» **Goal of the exercise**
Quote every line below exactly and skip any picture.

» **Collected data**
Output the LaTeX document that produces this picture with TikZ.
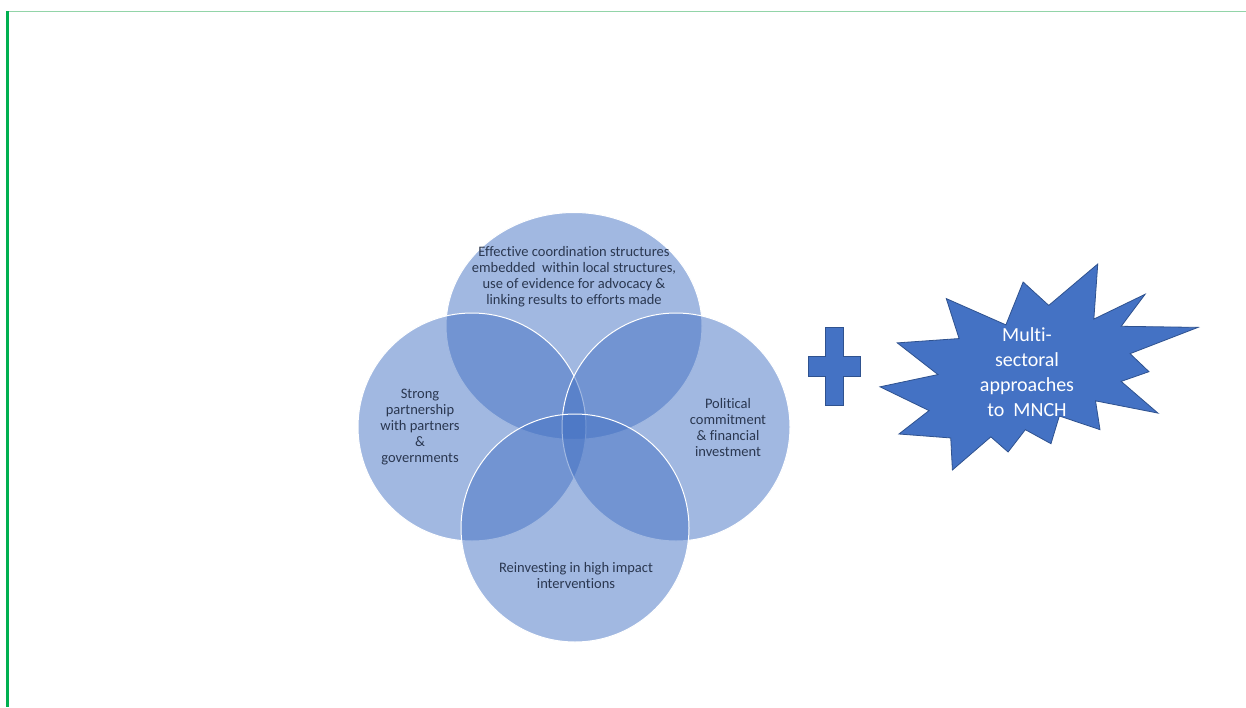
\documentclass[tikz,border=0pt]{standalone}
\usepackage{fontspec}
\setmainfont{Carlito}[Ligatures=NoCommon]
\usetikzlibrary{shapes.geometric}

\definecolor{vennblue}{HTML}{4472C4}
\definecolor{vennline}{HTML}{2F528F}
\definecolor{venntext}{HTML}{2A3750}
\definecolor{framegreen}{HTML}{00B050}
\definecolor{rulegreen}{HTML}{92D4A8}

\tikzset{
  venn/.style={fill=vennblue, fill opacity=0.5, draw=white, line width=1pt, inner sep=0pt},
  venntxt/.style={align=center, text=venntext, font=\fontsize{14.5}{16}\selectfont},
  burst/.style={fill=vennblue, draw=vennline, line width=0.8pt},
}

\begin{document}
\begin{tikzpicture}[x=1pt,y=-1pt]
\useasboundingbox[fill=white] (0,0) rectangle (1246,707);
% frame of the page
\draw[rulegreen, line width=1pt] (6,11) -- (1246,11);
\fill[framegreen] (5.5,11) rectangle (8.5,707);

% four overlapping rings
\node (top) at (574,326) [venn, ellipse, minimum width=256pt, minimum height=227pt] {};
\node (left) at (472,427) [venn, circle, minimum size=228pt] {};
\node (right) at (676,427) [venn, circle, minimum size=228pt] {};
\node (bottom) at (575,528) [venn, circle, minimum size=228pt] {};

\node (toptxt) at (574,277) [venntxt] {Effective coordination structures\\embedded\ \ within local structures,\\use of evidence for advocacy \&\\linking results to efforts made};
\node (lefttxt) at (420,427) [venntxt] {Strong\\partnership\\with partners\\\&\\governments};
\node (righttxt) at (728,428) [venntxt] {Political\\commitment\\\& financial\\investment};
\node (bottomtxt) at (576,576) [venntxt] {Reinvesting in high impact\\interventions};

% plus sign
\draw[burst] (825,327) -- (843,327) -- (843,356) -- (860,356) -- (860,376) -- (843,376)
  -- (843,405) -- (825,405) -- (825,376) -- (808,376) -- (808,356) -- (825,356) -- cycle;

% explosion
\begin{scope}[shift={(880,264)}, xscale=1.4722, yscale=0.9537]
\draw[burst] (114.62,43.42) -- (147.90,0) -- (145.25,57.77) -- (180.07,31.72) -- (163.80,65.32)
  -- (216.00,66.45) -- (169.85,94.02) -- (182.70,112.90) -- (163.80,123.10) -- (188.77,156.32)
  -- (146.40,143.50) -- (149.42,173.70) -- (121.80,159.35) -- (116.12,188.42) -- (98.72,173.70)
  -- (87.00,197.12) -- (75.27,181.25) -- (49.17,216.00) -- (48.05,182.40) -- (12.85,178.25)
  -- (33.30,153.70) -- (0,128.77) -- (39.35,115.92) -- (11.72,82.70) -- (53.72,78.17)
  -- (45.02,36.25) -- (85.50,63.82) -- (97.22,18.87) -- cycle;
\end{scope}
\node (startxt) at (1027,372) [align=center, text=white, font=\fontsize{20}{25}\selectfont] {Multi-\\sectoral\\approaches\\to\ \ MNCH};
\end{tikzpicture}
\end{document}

» **The response**
Output the LaTeX document that produces this picture with TikZ.
\documentclass[tikz,border=0pt]{standalone}
\usepackage{fontspec}
\setmainfont{Carlito}[Ligatures=NoCommon]
\usetikzlibrary{shapes.geometric}

\definecolor{vennblue}{HTML}{4472C4}
\definecolor{vennline}{HTML}{2F528F}
\definecolor{venntext}{HTML}{2A3750}
\definecolor{framegreen}{HTML}{00B050}
\definecolor{rulegreen}{HTML}{92D4A8}

\tikzset{
  venn/.style={fill=vennblue, fill opacity=0.5, draw=white, line width=1pt, inner sep=0pt},
  venntxt/.style={align=center, text=venntext, font=\fontsize{14.5}{16}\selectfont},
  burst/.style={fill=vennblue, draw=vennline, line width=0.8pt},
}

\begin{document}
\begin{tikzpicture}[x=1pt,y=-1pt]
\useasboundingbox[fill=white] (0,0) rectangle (1246,707);
% frame of the page
\draw[rulegreen, line width=1pt] (6,11) -- (1246,11);
\fill[framegreen] (5.5,11) rectangle (8.5,707);

% four overlapping rings
\node (top) at (574,326) [venn, ellipse, minimum width=256pt, minimum height=227pt] {};
\node (left) at (472,427) [venn, circle, minimum size=228pt] {};
\node (right) at (676,427) [venn, circle, minimum size=228pt] {};
\node (bottom) at (575,528) [venn, circle, minimum size=228pt] {};

\node (toptxt) at (574,277) [venntxt] {Effective coordination structures\\embedded\ \ within local structures,\\use of evidence for advocacy \&\\linking results to efforts made};
\node (lefttxt) at (420,427) [venntxt] {Strong\\partnership\\with partners\\\&\\governments};
\node (righttxt) at (728,428) [venntxt] {Political\\commitment\\\& financial\\investment};
\node (bottomtxt) at (576,576) [venntxt] {Reinvesting in high impact\\interventions};

% plus sign
\draw[burst] (825,327) -- (843,327) -- (843,356) -- (860,356) -- (860,376) -- (843,376)
  -- (843,405) -- (825,405) -- (825,376) -- (808,376) -- (808,356) -- (825,356) -- cycle;

% explosion
\begin{scope}[shift={(880,264)}, xscale=1.4722, yscale=0.9537]
\draw[burst] (114.62,43.42) -- (147.90,0) -- (145.25,57.77) -- (180.07,31.72) -- (163.80,65.32)
  -- (216.00,66.45) -- (169.85,94.02) -- (182.70,112.90) -- (163.80,123.10) -- (188.77,156.32)
  -- (146.40,143.50) -- (149.42,173.70) -- (121.80,159.35) -- (116.12,188.42) -- (98.72,173.70)
  -- (87.00,197.12) -- (75.27,181.25) -- (49.17,216.00) -- (48.05,182.40) -- (12.85,178.25)
  -- (33.30,153.70) -- (0,128.77) -- (39.35,115.92) -- (11.72,82.70) -- (53.72,78.17)
  -- (45.02,36.25) -- (85.50,63.82) -- (97.22,18.87) -- cycle;
\end{scope}
\node (startxt) at (1027,372) [align=center, text=white, font=\fontsize{20}{25}\selectfont] {Multi-\\sectoral\\approaches\\to\ \ MNCH};
\end{tikzpicture}
\end{document}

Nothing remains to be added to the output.